Given problem
Repeat the data word for word. Do not include the pictures.
## BEGIN
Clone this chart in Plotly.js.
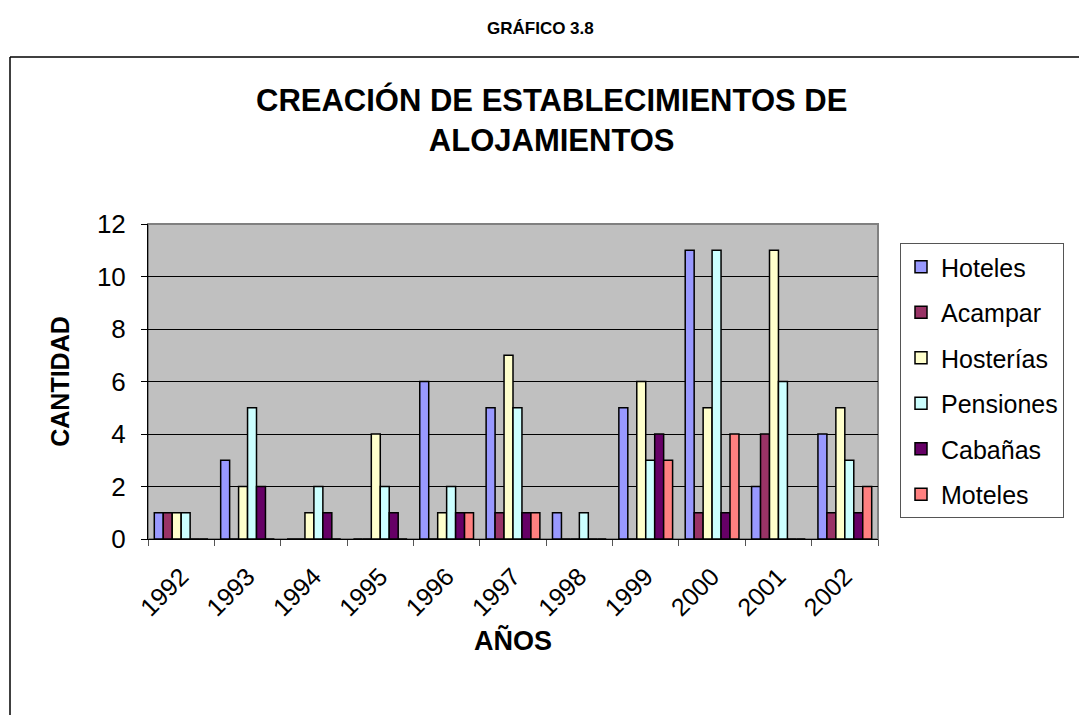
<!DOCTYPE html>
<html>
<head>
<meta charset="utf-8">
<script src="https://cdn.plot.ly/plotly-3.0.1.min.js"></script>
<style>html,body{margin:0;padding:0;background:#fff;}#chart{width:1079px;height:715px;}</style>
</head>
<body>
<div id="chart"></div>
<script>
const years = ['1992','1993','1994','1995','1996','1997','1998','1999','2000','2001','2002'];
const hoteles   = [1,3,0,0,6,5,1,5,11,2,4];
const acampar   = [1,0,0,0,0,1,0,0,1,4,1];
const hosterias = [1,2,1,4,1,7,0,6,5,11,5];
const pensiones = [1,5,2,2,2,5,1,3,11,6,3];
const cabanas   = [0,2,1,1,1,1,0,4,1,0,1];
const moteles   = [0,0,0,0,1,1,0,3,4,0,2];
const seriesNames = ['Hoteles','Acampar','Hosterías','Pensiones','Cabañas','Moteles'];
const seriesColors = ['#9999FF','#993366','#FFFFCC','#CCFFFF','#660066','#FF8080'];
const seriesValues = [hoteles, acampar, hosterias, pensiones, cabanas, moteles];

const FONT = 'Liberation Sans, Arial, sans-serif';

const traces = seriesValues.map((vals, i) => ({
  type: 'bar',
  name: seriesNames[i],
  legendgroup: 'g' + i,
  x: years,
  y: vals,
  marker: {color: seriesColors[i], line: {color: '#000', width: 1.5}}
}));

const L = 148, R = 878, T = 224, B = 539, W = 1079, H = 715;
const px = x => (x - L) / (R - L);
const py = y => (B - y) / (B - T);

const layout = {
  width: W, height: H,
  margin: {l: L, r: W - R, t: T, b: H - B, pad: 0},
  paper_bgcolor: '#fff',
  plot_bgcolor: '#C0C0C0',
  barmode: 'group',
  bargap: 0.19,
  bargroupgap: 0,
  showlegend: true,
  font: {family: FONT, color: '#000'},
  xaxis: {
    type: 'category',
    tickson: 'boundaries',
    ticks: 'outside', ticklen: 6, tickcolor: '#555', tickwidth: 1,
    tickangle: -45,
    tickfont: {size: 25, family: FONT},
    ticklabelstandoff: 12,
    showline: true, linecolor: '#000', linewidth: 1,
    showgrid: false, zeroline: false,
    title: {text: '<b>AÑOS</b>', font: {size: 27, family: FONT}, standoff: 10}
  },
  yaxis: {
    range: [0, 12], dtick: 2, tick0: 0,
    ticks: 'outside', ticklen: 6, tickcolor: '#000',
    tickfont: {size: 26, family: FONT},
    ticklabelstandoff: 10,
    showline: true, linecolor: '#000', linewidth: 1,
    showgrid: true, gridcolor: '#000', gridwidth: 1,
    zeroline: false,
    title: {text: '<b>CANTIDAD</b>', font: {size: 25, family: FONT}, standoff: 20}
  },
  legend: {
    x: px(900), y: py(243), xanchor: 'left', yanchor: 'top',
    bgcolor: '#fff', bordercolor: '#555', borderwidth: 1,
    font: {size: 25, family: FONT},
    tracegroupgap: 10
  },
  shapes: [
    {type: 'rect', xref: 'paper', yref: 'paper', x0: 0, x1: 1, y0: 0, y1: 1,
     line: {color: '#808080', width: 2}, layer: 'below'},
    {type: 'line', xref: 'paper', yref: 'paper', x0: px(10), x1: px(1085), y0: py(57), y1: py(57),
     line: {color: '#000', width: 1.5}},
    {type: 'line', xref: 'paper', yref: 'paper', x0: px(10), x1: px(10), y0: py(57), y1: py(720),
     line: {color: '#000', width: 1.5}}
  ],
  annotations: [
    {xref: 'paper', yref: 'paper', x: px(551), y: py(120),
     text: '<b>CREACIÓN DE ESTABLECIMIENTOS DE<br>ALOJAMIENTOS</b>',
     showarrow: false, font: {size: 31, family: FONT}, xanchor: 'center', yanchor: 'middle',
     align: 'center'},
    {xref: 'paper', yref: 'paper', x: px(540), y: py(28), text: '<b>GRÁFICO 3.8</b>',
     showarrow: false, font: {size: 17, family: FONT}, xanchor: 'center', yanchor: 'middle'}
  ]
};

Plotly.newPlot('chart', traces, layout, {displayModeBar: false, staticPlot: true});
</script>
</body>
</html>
## END
Answer to the exercise
Clone this chart in Plotly.js.
<!DOCTYPE html>
<html>
<head>
<meta charset="utf-8">
<script src="https://cdn.plot.ly/plotly-3.0.1.min.js"></script>
<style>html,body{margin:0;padding:0;background:#fff;}#chart{width:1079px;height:715px;}</style>
</head>
<body>
<div id="chart"></div>
<script>
const years = ['1992','1993','1994','1995','1996','1997','1998','1999','2000','2001','2002'];
const hoteles   = [1,3,0,0,6,5,1,5,11,2,4];
const acampar   = [1,0,0,0,0,1,0,0,1,4,1];
const hosterias = [1,2,1,4,1,7,0,6,5,11,5];
const pensiones = [1,5,2,2,2,5,1,3,11,6,3];
const cabanas   = [0,2,1,1,1,1,0,4,1,0,1];
const moteles   = [0,0,0,0,1,1,0,3,4,0,2];
const seriesNames = ['Hoteles','Acampar','Hosterías','Pensiones','Cabañas','Moteles'];
const seriesColors = ['#9999FF','#993366','#FFFFCC','#CCFFFF','#660066','#FF8080'];
const seriesValues = [hoteles, acampar, hosterias, pensiones, cabanas, moteles];

const FONT = 'Liberation Sans, Arial, sans-serif';

const traces = seriesValues.map((vals, i) => ({
  type: 'bar',
  name: seriesNames[i],
  legendgroup: 'g' + i,
  x: years,
  y: vals,
  marker: {color: seriesColors[i], line: {color: '#000', width: 1.5}}
}));

const L = 148, R = 878, T = 224, B = 539, W = 1079, H = 715;
const px = x => (x - L) / (R - L);
const py = y => (B - y) / (B - T);

const layout = {
  width: W, height: H,
  margin: {l: L, r: W - R, t: T, b: H - B, pad: 0},
  paper_bgcolor: '#fff',
  plot_bgcolor: '#C0C0C0',
  barmode: 'group',
  bargap: 0.19,
  bargroupgap: 0,
  showlegend: true,
  font: {family: FONT, color: '#000'},
  xaxis: {
    type: 'category',
    tickson: 'boundaries',
    ticks: 'outside', ticklen: 6, tickcolor: '#555', tickwidth: 1,
    tickangle: -45,
    tickfont: {size: 25, family: FONT},
    ticklabelstandoff: 12,
    showline: true, linecolor: '#000', linewidth: 1,
    showgrid: false, zeroline: false,
    title: {text: '<b>AÑOS</b>', font: {size: 27, family: FONT}, standoff: 10}
  },
  yaxis: {
    range: [0, 12], dtick: 2, tick0: 0,
    ticks: 'outside', ticklen: 6, tickcolor: '#000',
    tickfont: {size: 26, family: FONT},
    ticklabelstandoff: 10,
    showline: true, linecolor: '#000', linewidth: 1,
    showgrid: true, gridcolor: '#000', gridwidth: 1,
    zeroline: false,
    title: {text: '<b>CANTIDAD</b>', font: {size: 25, family: FONT}, standoff: 20}
  },
  legend: {
    x: px(900), y: py(243), xanchor: 'left', yanchor: 'top',
    bgcolor: '#fff', bordercolor: '#555', borderwidth: 1,
    font: {size: 25, family: FONT},
    tracegroupgap: 10
  },
  shapes: [
    {type: 'rect', xref: 'paper', yref: 'paper', x0: 0, x1: 1, y0: 0, y1: 1,
     line: {color: '#808080', width: 2}, layer: 'below'},
    {type: 'line', xref: 'paper', yref: 'paper', x0: px(10), x1: px(1085), y0: py(57), y1: py(57),
     line: {color: '#000', width: 1.5}},
    {type: 'line', xref: 'paper', yref: 'paper', x0: px(10), x1: px(10), y0: py(57), y1: py(720),
     line: {color: '#000', width: 1.5}}
  ],
  annotations: [
    {xref: 'paper', yref: 'paper', x: px(551), y: py(120),
     text: '<b>CREACIÓN DE ESTABLECIMIENTOS DE<br>ALOJAMIENTOS</b>',
     showarrow: false, font: {size: 31, family: FONT}, xanchor: 'center', yanchor: 'middle',
     align: 'center'},
    {xref: 'paper', yref: 'paper', x: px(540), y: py(28), text: '<b>GRÁFICO 3.8</b>',
     showarrow: false, font: {size: 17, family: FONT}, xanchor: 'center', yanchor: 'middle'}
  ]
};

Plotly.newPlot('chart', traces, layout, {displayModeBar: false, staticPlot: true});
</script>
</body>
</html>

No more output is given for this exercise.